Don’t ask how the sausage is made, the old saying goes, but at Tony’s Market in Roslindale, chances are you’ll like the answer.
Every Thursday and sometimes on Wednesdays, owner Antonio DeBenedictis can be found at the back counter, wielding a curved butcher knife to trim up to 300 pounds of pork butt.
Dressed in a spotless, white, button-down shirt and sweater vest under a black, meat-smeared apron, his hair a shock of white above dark, crescent-moon eyebrows, DeBenedictis places chunks of pork in a plastic tub, adds black pepper and salt measured out with a blue cup, and feeds the meat into a grinder at the front of the store.
Opera blares on the stereo while he works, and every time a customer comes through the door, he calls out a greeting in a gravelly, sing-songy Italian accent: “Buongiorno!”
Tony’s Market just celebrated its 50th year in business, 44 of them in Roslindale. It’s one of the oldest businesses in the neighborhood.
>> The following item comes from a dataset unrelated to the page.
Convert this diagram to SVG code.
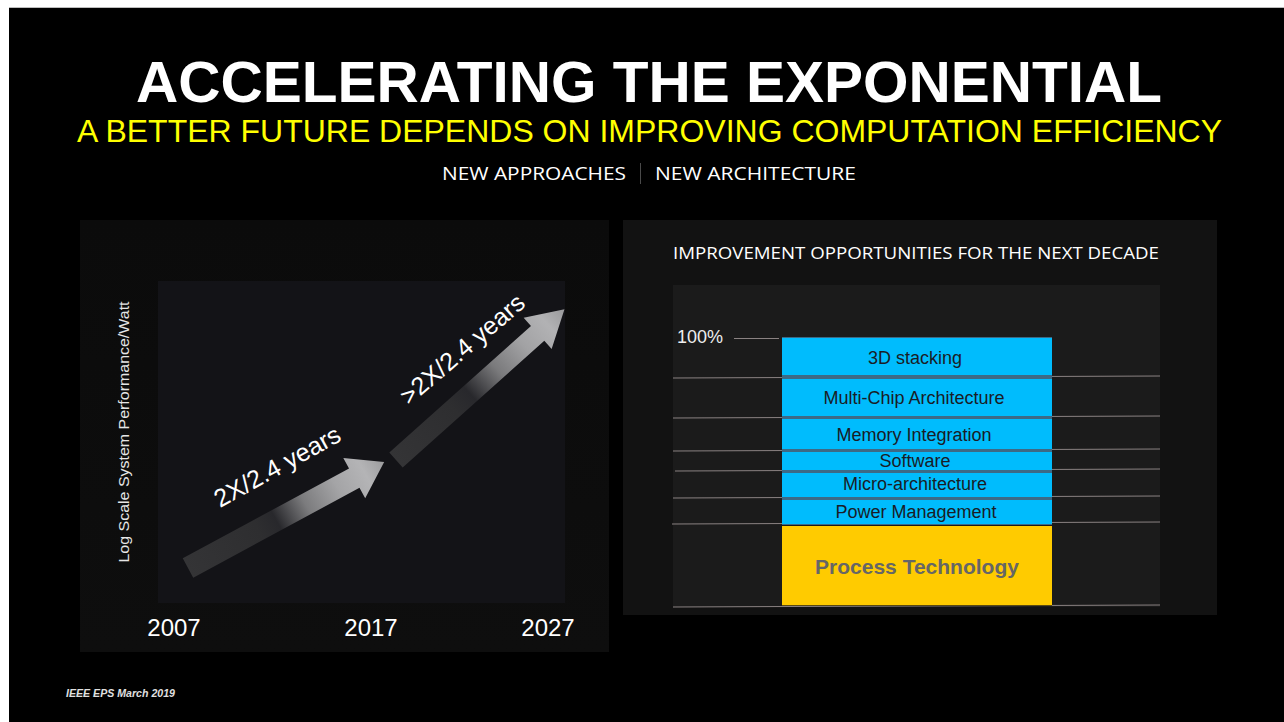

The butcher shop and Italian grocery has had its up and downs, serving as a kind of reverse barometer of the country’s fortunes: dipping in the late 1990s when the economy was blazing and everybody was going out to eat, soaring in the past five years after a recession took hold and more people started cooking at home.
In the meantime, a growing desire to know how our food is handled has helped fuel a revival of independent butcher shops, according to the national Butcher’s Guild.
‘The taker eats better, but the giver sleeps better.’
DeBenedictis, 74, didn’t know a thing about cutting meat when he got into the business. He learned as he went, sometimes from his mostly female customers — “I was young and cute, and honest” — who showed him how to trim roasts or slice thin cutlets.
He found that serving others suited him.
“There are two kinds of people: the giver and the taker,” he said, as “Tosca” soared and crashed in the background. “The taker eats better, but the giver sleeps better.”
DeBenedictis, the oldest boy in a family of nine children, grew up on a farm in Avellino, Italy, where his mother made cheese and his father made wine. When DeBenedictis was 19, the family moved to Boston. His dream was to be an opera conductor, but his family didn’t support it. “My father said to me, the musicians, they all die poor,” he said.
He found work sewing women’s clothing but quickly got bored, jumping at the chance in 1963 to buy a butcher shop in Dedham Square for $8,000.
DeBenedictis is happy where he landed, up to his elbows in raw meat for 12 hours a day, the knuckles in his right hand swollen and bent from working in the cold.
He reigns over the store from behind its counters, beneath large pictures of him and his wife, Deborah, in back, and posters of the 2006 Italian soccer team out front.
The shelves are lined with canned tomatoes, jars of marinated artichoke hearts, nests of delicate tagliatelle pasta, and vacuum-packed gnocchi. In the deli case, chunks of Parmigiano-Reggiano and tubes of pancetta sit above racks of ribs, chicken legs, and sausage links.
DeBenedictis mostly works alone, except on Saturdays, when his nephew helps, and mornings, when his wife comes in to do the books and sweep the floor.
Tony met Deborah, 58, while ballroom dancing seven years ago at Mosley’s on the Charles in Dedham, and she has played a key role in helping the market thrive.
She convinced him to participate in the local farmers market. She put up a website, bringing customers from outside the neighborhood, and spread the word to restaurants such as Dogwood Café, Pino’s Pizza, and Sophia’s Grotto, which started buying sausage and other meat from him.
With more women working outside the home, fewer of them cook time-consuming meals than they did when Tony’s first opened, meaning the shop sells fewer roasts. But many of the young professionals moving into the neighborhood are foodies, interested in the store’s Italian specialties, as well as in organic and natural fare. They want to know who is handling their meat as worries increase about growth hormones, antibiotics, and E. coli in the prewrapped meats at the supermarket.
Tony’s gets fresh meat from wholesalers in Boston and Woburn, the latter of which works with small farms in the Northeast. The majority of meat DeBenedictis sells is not local, however, and the butcher readily acknowledges he has no idea what the various certifications mean. He simply tells his customers, “If you pay more, means it must be a little bit better.”
But his wife knows, and she has convinced her husband to start carrying more hormone- and antibiotic-free meats. In the past four years, DeBenedictis said, business has doubled.
Karin Tuttle, a retired school psychologist from West Roxbury, is one of the regulars. “If we have barbecues in the summertime, it can’t be anything else but Tony’s sausages,” she said. “They will say, ‘Are they Tony’s sausages?’ And if they’re not, I think they’d go home.”
Treating his customers well is the most important thing, DeBenedictis said, smacking a chicken cutlet with a meat cleaver. If they come in at the right time, they might even get invited to have lunch with him.
To celebrate the 50th anniversary, DeBenedictis gave customers 20 percent off everything in the store for a week in November, including 153 Thanksgiving turkeys.
His wife put her head on her arm in mock distress. “He is generous to a fault,” she said.